Cop26: Climate activists to walk from Kentish Town to Glasgow

'We have to have conversations with as many people on the way'

Friday, 8th October 2021 — By Dan Carrier

WhatsApp Image 2021-10-07 at 09.45.51

The start of Walk2Cop26’s trek

THE first steps on a 506-mile walk to Glasgow where taken yesterday morning (Thursday) by a group of climate emergency activists.

The six walkers are heading to the COP26 conference, hosted by the Scottish city in November, where world leaders are meeting to discuss ways to tackle the climate emergency.

The group, called Walk2Cop26, set off on a three week voyage from Number 19 – a Kentish Town based community hub managed by Camden Council and home to the climate justice body Think And Do.

Organiser Sam Baker told the New Journal: “We have a global emergency and we have to act now – both individually and collectively. We want to send a clear message to those at COP26 of the gravity of what we face, and we want to engage with people and hear about their stories as we travel to Glasgow.”

Think and Do with Frank Chalmers on guitar

Mr Baker, whose background is in business services, said his work had made him realise how highlighting the peril the world is facing was so important.

He said: “I have seen how many of us have our heads down, working hard and maybe feel this isn’t something they can do much about. But we all need to look at what we are contributing to, it is not someone else’s problem. We need to come together to solve it.”

Think and Do run a community fridge and larder – an area at the centre stocked up with food that any one can turn up and take meals and ingredients from anonymously. The fridge provided the walkers with carrots and apples for their first leg.

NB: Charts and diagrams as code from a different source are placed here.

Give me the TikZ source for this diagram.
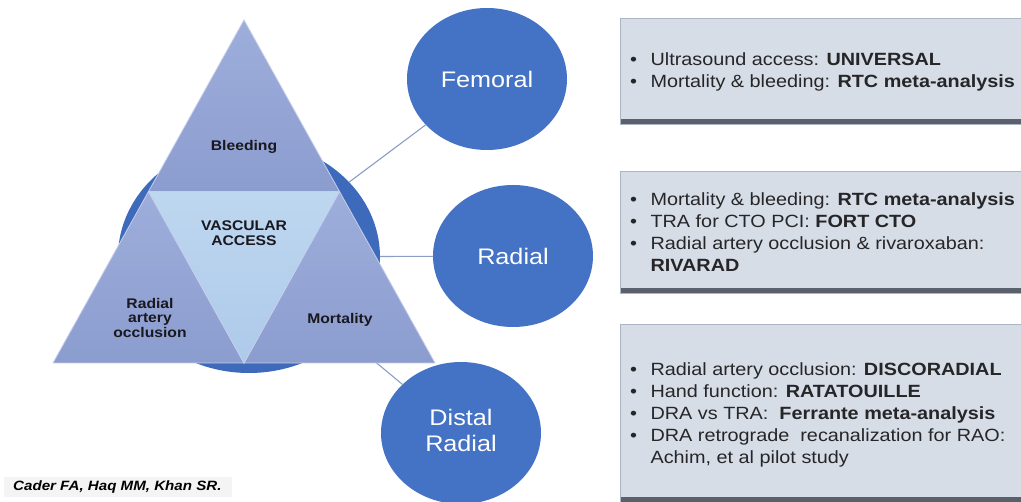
\documentclass[tikz,border=0pt]{standalone}
\usepackage{fontspec}
\usepackage{graphicx}
\setmainfont{Liberation Sans}
\usetikzlibrary{shapes.geometric}

\definecolor{satblue}{RGB}{68,114,196}
\definecolor{hubblue}{RGB}{62,106,188}
\definecolor{facetop}{RGB}{158,174,219}
\definecolor{facebot}{RGB}{139,156,207}
\definecolor{faceedge}{RGB}{196,206,234}
\definecolor{coretop}{RGB}{190,215,240}
\definecolor{corebot}{RGB}{174,202,234}
\definecolor{boxfill}{RGB}{214,221,231}
\definecolor{boxedge}{RGB}{172,181,196}
\definecolor{shadetop}{RGB}{150,156,168}
\definecolor{shadebot}{RGB}{88,94,106}
\definecolor{linkgray}{RGB}{140,158,196}
\definecolor{noteink}{RGB}{38,38,40}
\definecolor{labelink}{RGB}{24,24,30}
\definecolor{citeband}{RGB}{244,244,244}

% slightly widened lettering
\newcommand\wide[1]{\scalebox{1.12}[1]{#1}}

\begin{document}
\begin{tikzpicture}[x=1pt,y=-1pt,
  hubdisc/.style={ellipse, fill=hubblue, minimum width=262, minimum height=232, inner sep=0, outer sep=0},
  site/.style={ellipse, fill=satblue, minimum width=160, minimum height=142, inner sep=0, outer sep=0,
    text=white, font=\fontsize{22.5}{26}\selectfont},
  link/.style={draw=linkgray, line width=1.1pt},
  face/.style={draw=faceedge, line width=0.8pt, top color=facetop, bottom color=facebot},
  core/.style={draw=faceedge, line width=0.8pt, top color=coretop, bottom color=corebot},
  facelabel/.style={inner sep=0, text=labelink, font=\fontsize{14}{14.5}\bfseries\selectfont},
  notebox/.style={anchor=north west, fill=boxfill, draw=boxedge, line width=0.6pt, inner sep=0,
    minimum width=405,
    path picture={\shade[top color=shadetop, bottom color=shadebot]
      ([yshift=5pt]path picture bounding box.south west) rectangle (path picture bounding box.south east);}},
  notetext/.style={anchor=base west, inner sep=0, text=noteink, font=\fontsize{17.7}{22}\selectfont},
]
\clip (0,0) rectangle (1021,502);
\fill[white] (0,0) rectangle (1021,502);

% hub disc behind the triangle
\node[hubdisc] (hub) at (249,257) {};

% access sites
\node[site] (fem) at (487,79) {\wide{Femoral}};
\node[site] (rad) at (513,256) {\wide{Radial}};
\node[site] (dist) at (461,433) {\wide{\begin{tabular}{@{}c@{}}Distal\\Radial\end{tabular}}};

% connectors from the hub to each site
\draw[link] (hub) -- (fem);
\draw[link] (hub) -- (rad);
\draw[link] (hub) -- (dist);

% triangle corners and edge midpoints
\coordinate (apex) at (244,20);
\coordinate (bl) at (53,363);
\coordinate (br) at (435,363);
\coordinate (ml) at (148.5,191.5);
\coordinate (mr) at (339.5,191.5);
\coordinate (mb) at (244,363);

% four faces of the triangle
\path[face] (apex) -- (mr) -- (ml) -- cycle;
\path[face] (ml) -- (mb) -- (bl) -- cycle;
\path[face] (mr) -- (br) -- (mb) -- cycle;
\path[core] (ml) -- (mr) -- (mb) -- cycle;

\node[facelabel] (bleed) at (244,147) {\wide{Bleeding}};
\node[facelabel] (vasc) at (244,235) {\wide{\begin{tabular}{@{}c@{}}VASCULAR\\ACCESS\end{tabular}}};
\node[facelabel] (rao) at (150,320) {\wide{\begin{tabular}{@{}c@{}}Radial\\artery\\occlusion\end{tabular}}};
\node[facelabel] (mort) at (340,320) {\wide{Mortality}};

% evidence boxes
\node[notebox, minimum height=106] (femnote) at (620,18) {};
\node[notebox, minimum height=122] (radnote) at (620,171) {};
\node[notebox, minimum height=178] (distnote) at (620,324) {};

\node[notetext] (femtext) at (630,65.5) {\wide{\begin{tabular}[t]{@{}l@{\hspace{12pt}}l@{}}
\textbullet & Ultrasound access: \textbf{UNIVERSAL}\\
\textbullet & Mortality \& bleeding: \textbf{RTC meta-analysis}
\end{tabular}}};

\node[notetext] (radtext) at (630,205.5) {\wide{\begin{tabular}[t]{@{}l@{\hspace{12pt}}l@{}}
\textbullet & Mortality \& bleeding: \textbf{RTC meta-analysis}\\
\textbullet & TRA for CTO PCI: \textbf{FORT CTO}\\
\textbullet & Radial artery occlusion \& rivaroxaban:\\
 & \textbf{RIVARAD}
\end{tabular}}};

\node[notetext] (disttext) at (630,375.5) {\wide{\begin{tabular}[t]{@{}l@{\hspace{12pt}}l@{}}
\textbullet & Radial artery occlusion: \textbf{DISCORADIAL}\\
\textbullet & Hand function: \textbf{RATATOUILLE}\\
\textbullet & DRA vs TRA:\ \ \textbf{Ferrante meta-analysis}\\
\textbullet & DRA retrograde\ \ recanalization for RAO:\\
 & Achim, et al pilot study
\end{tabular}}};

% source line
\fill[citeband] (4,477) rectangle (232,497);
\node[anchor=base west, inner sep=0, font=\fontsize{13.5}{16}\bfseries\itshape\selectfont] (cite) at (13,491)
  {\wide{Cader FA, Haq MM, Khan SR.}};
\end{tikzpicture}
\end{document}
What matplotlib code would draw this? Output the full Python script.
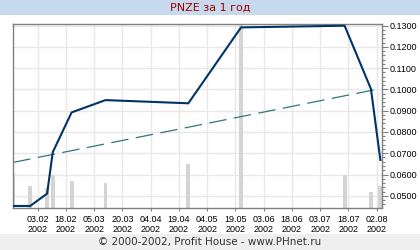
import matplotlib
matplotlib.use("Agg")
import matplotlib.pyplot as plt
import matplotlib.dates as mdates
from matplotlib.patches import Rectangle
from matplotlib.ticker import MultipleLocator, FormatStrFormatter
import pandas as pd
import numpy as np

# price series (trade days)
price_dates = ['2002-01-21', '2002-01-30', '2002-02-08', '2002-02-11', '2002-02-21',
               '2002-03-11', '2002-04-24', '2002-05-22', '2002-07-16', '2002-07-30',
               '2002-08-04']
prices = [0.0452, 0.0452, 0.0510, 0.0705, 0.0892, 0.0950, 0.0935, 0.1292, 0.1300,
          0.1002, 0.0668]

# volume on the same days
volumes = [340, 220, 200, 330, 270, 250, 440, 1840, 330, 160, 220]

# linear trend, start and end
trend_dates = ['2002-01-21', '2002-08-04']
trend_values = [0.0657, 0.1004]

tick_dates = pd.date_range('2002-02-03', periods=13, freq='15D')

title = "PNZE за 1 год"
footer = "© 2000-2002, Profit House - www.PHnet.ru"

W, H = 420, 250
fig = plt.figure(figsize=(W / 100, H / 100), dpi=100)
fig.patch.set_facecolor('white')

# header and footer bands
fig.patches.append(Rectangle((0, 1 - 15 / H), 1, 15 / H, transform=fig.transFigure,
                             facecolor='#c6d9ed', edgecolor='none', zorder=0))
fig.patches.append(Rectangle((0, 0), 1, 16 / H, transform=fig.transFigure,
                             facecolor='#efefef', edgecolor='none', zorder=0))
fig.text(0.5, 1 - 7.5 / H, title, ha='center', va='center', color='#a00000',
         fontsize=8, family='DejaVu Sans')
fig.text(0.5, 8 / H, footer, ha='center', va='center', color='#333333',
         fontsize=7.5, family='DejaVu Sans')

left, right, top, bottom = 13.3, 381.7, 24, 208.3
ax = fig.add_axes([left / W, 1 - bottom / H, (right - left) / W, (bottom - top) / H])

pd_dates = pd.to_datetime(price_dates)
x0 = mdates.date2num(pd.Timestamp('2002-01-21')) + 0.04
x1 = mdates.date2num(pd.Timestamp('2002-08-04')) + 0.7

ax.set_axisbelow(True)
vol = np.array(volumes, dtype=float)
ax.bar(pd_dates, vol / vol.max(), width=2.1, color='#d4d4d4', zorder=1,
       transform=ax.get_xaxis_transform())
ax.plot(pd.to_datetime(trend_dates), trend_values, color='#2f7878', lw=0.9,
        dashes=(14, 6), zorder=2)
ax.plot(pd_dates, prices, color='#003366', lw=1.5, zorder=3, solid_joinstyle='round')

ax.set_xlim(x0, x1)
ax.set_ylim(0.0441, 0.1308)

ax.set_xticks(tick_dates)
ax.xaxis.set_major_formatter(mdates.DateFormatter('%d.%m\n%Y'))
ax.yaxis.set_major_locator(MultipleLocator(0.01))
ax.yaxis.set_minor_locator(MultipleLocator(0.002))
ax.yaxis.set_major_formatter(FormatStrFormatter('%.4f'))
ax.yaxis.tick_right()

ax.grid(True, which='major', color='#e8e8e8', lw=1.0)
for s in ax.spines.values():
    s.set_color('#808080')
    s.set_linewidth(1.0)

ax.tick_params(axis='x', which='major', length=2.5, width=0.8, color='#808080',
               pad=2, labelsize=6.5, labelcolor='black')
ax.tick_params(axis='y', which='major', length=4.5, width=0.8, color='#808080',
               pad=1.5, labelsize=6.5, labelcolor='black')
ax.tick_params(axis='y', which='minor', length=2.2, width=0.8, color='#808080')
for lab in ax.get_xticklabels() + ax.get_yticklabels():
    lab.set_family('Liberation Sans')
    lab.set_linespacing(1.15)

fig.savefig('out.png', dpi=100)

The trip will see the group pass through 10 counties on route, covering around 20 miles a day– and they plan to meet up with other activists, host events and record 500 conversations they have on route with people they meet.

Walker Nicole Griffiths said: “I’m looking forward to seeing the Yorkshire Dales and talking about COP26 there. We have to have conversations with as many people on the way, and hear about people’s lived experiences and what they feel about the crisis we face.”